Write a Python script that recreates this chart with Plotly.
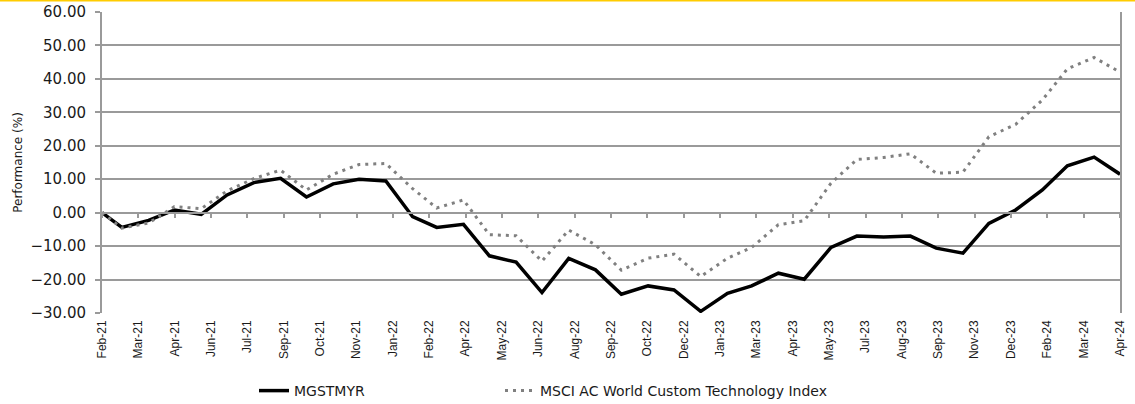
import plotly.graph_objects as go
import pandas as pd

dates = ["2021-02-05",
         "2021-02-28", "2021-03-31", "2021-04-30", "2021-05-31", "2021-06-30", "2021-07-31",
         "2021-08-31", "2021-09-30", "2021-10-31", "2021-11-30", "2021-12-31",
         "2022-01-31", "2022-02-28", "2022-03-31", "2022-04-30", "2022-05-31", "2022-06-30",
         "2022-07-31", "2022-08-31", "2022-09-30", "2022-10-31", "2022-11-30", "2022-12-31",
         "2023-01-31", "2023-02-28", "2023-03-31", "2023-04-30", "2023-05-31", "2023-06-30",
         "2023-07-31", "2023-08-31", "2023-09-30", "2023-10-31", "2023-11-30", "2023-12-31",
         "2024-01-31", "2024-02-29", "2024-03-31", "2024-04-30"]

mgstmyr = [0, -4.4, -2.3, 0.8, -0.5, 5.3, 9.0, 10.3, 4.7, 8.6, 10.0, 9.5, -1.2, -4.4, -3.5,
           -12.9, -14.8, -23.9, -13.7, -17.1, -24.4, -21.9, -23.1, -29.5, -24.1, -21.9, -18.1,
           -19.9, -10.4, -7.0, -7.3, -7.0, -10.6, -12.1, -3.2, 0.8, 6.8, 14.0, 16.6, 11.5]

msci = [0, -4.6, -3.1, 1.8, 1.2, 6.5, 10.2, 12.7, 6.8, 11.5, 14.4, 14.7, 7.2, 1.4, 3.8,
        -6.6, -6.9, -14.5, -5.2, -9.6, -17.2, -13.6, -12.4, -19.1, -13.6, -10.4, -3.6,
        -2.4, 8.8, 15.9, 16.5, 17.6, 11.8, 12.1, 22.7, 26.4, 33.7, 43.0, 46.4, 42.0]

tick_labels = ["Feb-21", "Mar-21", "Apr-21", "Jun-21", "Jul-21", "Sep-21", "Oct-21", "Nov-21",
               "Jan-22", "Feb-22", "Apr-22", "May-22", "Jun-22", "Aug-22", "Sep-22", "Oct-22",
               "Dec-22", "Jan-23", "Mar-23", "Apr-23", "May-23", "Jul-23", "Aug-23", "Sep-23",
               "Nov-23", "Dec-23", "Feb-24", "Mar-24", "Apr-24"]

series_names = ["MGSTMYR", "MSCI AC World Custom Technology Index"]

tickvals = pd.date_range(dates[0], dates[-1], periods=len(tick_labels))
xrange = [dates[0], dates[-1]]

GRID = "#9a9a9a"
TXT = "#1a1a1a"

fig = go.Figure()
fig.add_trace(go.Scatter(x=dates, y=mgstmyr, mode="lines", name=series_names[0],
                         line=dict(color="#000000", width=3.5), legend="legend"))
fig.add_trace(go.Scatter(x=dates, y=msci, mode="lines", name=series_names[1],
                         line=dict(color="#808080", width=3, dash="3px,5px"), legend="legend2"))
# invisible helper trace for the zero-crossing axis
fig.add_trace(go.Scatter(x=[dates[0]], y=[0], xaxis="x2", mode="lines",
                         showlegend=False, hoverinfo="skip", line=dict(width=0)))

fig.update_layout(
    width=1135, height=404, autosize=False,
    margin=dict(l=102, r=15, t=12, b=91, autoexpand=False),
    paper_bgcolor="white", plot_bgcolor="white",
    font=dict(family="DejaVu Sans", color=TXT),
    xaxis=dict(type="date", range=xrange, tickvals=tickvals, ticktext=tick_labels,
               tickangle=-90, showgrid=False, zeroline=False, showline=False, ticks="",
               tickfont=dict(family="Liberation Sans", size=12, color=TXT),
               ticklabelstandoff=4),
    xaxis2=dict(type="date", range=xrange, tickvals=tickvals, ticktext=tick_labels,
                overlaying="x", anchor="free", position=1/3, showticklabels=False,
                showgrid=False, zeroline=False, showline=True, linecolor=GRID, linewidth=1.5,
                ticks="outside", ticklen=5, tickcolor=GRID, tickwidth=1.5),
    yaxis=dict(range=[-30, 60], dtick=10, tickformat=".2f", showgrid=True, gridcolor=GRID,
               gridwidth=1.5, zeroline=False, showline=True, linecolor=GRID, linewidth=2,
               mirror=True, ticks="outside", ticklen=5, tickcolor=GRID, tickwidth=1.5,
               tickfont=dict(family="DejaVu Sans", size=15, color=TXT),
               ticklabelstandoff=6,
               title=dict(text="Performance (%)", standoff=5,
                          font=dict(family="DejaVu Sans", size=12, color=TXT))),
    legend=dict(orientation="h", x=(254 - 102) / 1018, xanchor="left", y=(313 - 391) / 301,
                yanchor="middle", font=dict(family="DejaVu Sans", size=14, color=TXT),
                bgcolor="rgba(0,0,0,0)"),
    legend2=dict(orientation="h", x=(500 - 102) / 1018, xanchor="left", y=(313 - 391) / 301,
                 yanchor="middle", font=dict(family="DejaVu Sans", size=14, color=TXT),
                 bgcolor="rgba(0,0,0,0)"),
    shapes=[dict(type="line", xref="paper", yref="paper", x0=-0.2, x1=1.2,
                 y0=(313 - 0.5) / 301, y1=(313 - 0.5) / 301,
                 line=dict(color="#FFCC00", width=2))],
)

fig.write_html("out.html", config={"displayModeBar": False},
               post_script="document.body.style.margin='0';")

※ ※ ※

Requirements: Copy out the whole listing exactly, and don't carry over any pictures.

Finished task:
Write a Python script that recreates this chart with Plotly.
import plotly.graph_objects as go
import pandas as pd

dates = ["2021-02-05",
         "2021-02-28", "2021-03-31", "2021-04-30", "2021-05-31", "2021-06-30", "2021-07-31",
         "2021-08-31", "2021-09-30", "2021-10-31", "2021-11-30", "2021-12-31",
         "2022-01-31", "2022-02-28", "2022-03-31", "2022-04-30", "2022-05-31", "2022-06-30",
         "2022-07-31", "2022-08-31", "2022-09-30", "2022-10-31", "2022-11-30", "2022-12-31",
         "2023-01-31", "2023-02-28", "2023-03-31", "2023-04-30", "2023-05-31", "2023-06-30",
         "2023-07-31", "2023-08-31", "2023-09-30", "2023-10-31", "2023-11-30", "2023-12-31",
         "2024-01-31", "2024-02-29", "2024-03-31", "2024-04-30"]

mgstmyr = [0, -4.4, -2.3, 0.8, -0.5, 5.3, 9.0, 10.3, 4.7, 8.6, 10.0, 9.5, -1.2, -4.4, -3.5,
           -12.9, -14.8, -23.9, -13.7, -17.1, -24.4, -21.9, -23.1, -29.5, -24.1, -21.9, -18.1,
           -19.9, -10.4, -7.0, -7.3, -7.0, -10.6, -12.1, -3.2, 0.8, 6.8, 14.0, 16.6, 11.5]

msci = [0, -4.6, -3.1, 1.8, 1.2, 6.5, 10.2, 12.7, 6.8, 11.5, 14.4, 14.7, 7.2, 1.4, 3.8,
        -6.6, -6.9, -14.5, -5.2, -9.6, -17.2, -13.6, -12.4, -19.1, -13.6, -10.4, -3.6,
        -2.4, 8.8, 15.9, 16.5, 17.6, 11.8, 12.1, 22.7, 26.4, 33.7, 43.0, 46.4, 42.0]

tick_labels = ["Feb-21", "Mar-21", "Apr-21", "Jun-21", "Jul-21", "Sep-21", "Oct-21", "Nov-21",
               "Jan-22", "Feb-22", "Apr-22", "May-22", "Jun-22", "Aug-22", "Sep-22", "Oct-22",
               "Dec-22", "Jan-23", "Mar-23", "Apr-23", "May-23", "Jul-23", "Aug-23", "Sep-23",
               "Nov-23", "Dec-23", "Feb-24", "Mar-24", "Apr-24"]

series_names = ["MGSTMYR", "MSCI AC World Custom Technology Index"]

tickvals = pd.date_range(dates[0], dates[-1], periods=len(tick_labels))
xrange = [dates[0], dates[-1]]

GRID = "#9a9a9a"
TXT = "#1a1a1a"

fig = go.Figure()
fig.add_trace(go.Scatter(x=dates, y=mgstmyr, mode="lines", name=series_names[0],
                         line=dict(color="#000000", width=3.5), legend="legend"))
fig.add_trace(go.Scatter(x=dates, y=msci, mode="lines", name=series_names[1],
                         line=dict(color="#808080", width=3, dash="3px,5px"), legend="legend2"))
# invisible helper trace for the zero-crossing axis
fig.add_trace(go.Scatter(x=[dates[0]], y=[0], xaxis="x2", mode="lines",
                         showlegend=False, hoverinfo="skip", line=dict(width=0)))

fig.update_layout(
    width=1135, height=404, autosize=False,
    margin=dict(l=102, r=15, t=12, b=91, autoexpand=False),
    paper_bgcolor="white", plot_bgcolor="white",
    font=dict(family="DejaVu Sans", color=TXT),
    xaxis=dict(type="date", range=xrange, tickvals=tickvals, ticktext=tick_labels,
               tickangle=-90, showgrid=False, zeroline=False, showline=False, ticks="",
               tickfont=dict(family="Liberation Sans", size=12, color=TXT),
               ticklabelstandoff=4),
    xaxis2=dict(type="date", range=xrange, tickvals=tickvals, ticktext=tick_labels,
                overlaying="x", anchor="free", position=1/3, showticklabels=False,
                showgrid=False, zeroline=False, showline=True, linecolor=GRID, linewidth=1.5,
                ticks="outside", ticklen=5, tickcolor=GRID, tickwidth=1.5),
    yaxis=dict(range=[-30, 60], dtick=10, tickformat=".2f", showgrid=True, gridcolor=GRID,
               gridwidth=1.5, zeroline=False, showline=True, linecolor=GRID, linewidth=2,
               mirror=True, ticks="outside", ticklen=5, tickcolor=GRID, tickwidth=1.5,
               tickfont=dict(family="DejaVu Sans", size=15, color=TXT),
               ticklabelstandoff=6,
               title=dict(text="Performance (%)", standoff=5,
                          font=dict(family="DejaVu Sans", size=12, color=TXT))),
    legend=dict(orientation="h", x=(254 - 102) / 1018, xanchor="left", y=(313 - 391) / 301,
                yanchor="middle", font=dict(family="DejaVu Sans", size=14, color=TXT),
                bgcolor="rgba(0,0,0,0)"),
    legend2=dict(orientation="h", x=(500 - 102) / 1018, xanchor="left", y=(313 - 391) / 301,
                 yanchor="middle", font=dict(family="DejaVu Sans", size=14, color=TXT),
                 bgcolor="rgba(0,0,0,0)"),
    shapes=[dict(type="line", xref="paper", yref="paper", x0=-0.2, x1=1.2,
                 y0=(313 - 0.5) / 301, y1=(313 - 0.5) / 301,
                 line=dict(color="#FFCC00", width=2))],
)

fig.write_html("out.html", config={"displayModeBar": False},
               post_script="document.body.style.margin='0';")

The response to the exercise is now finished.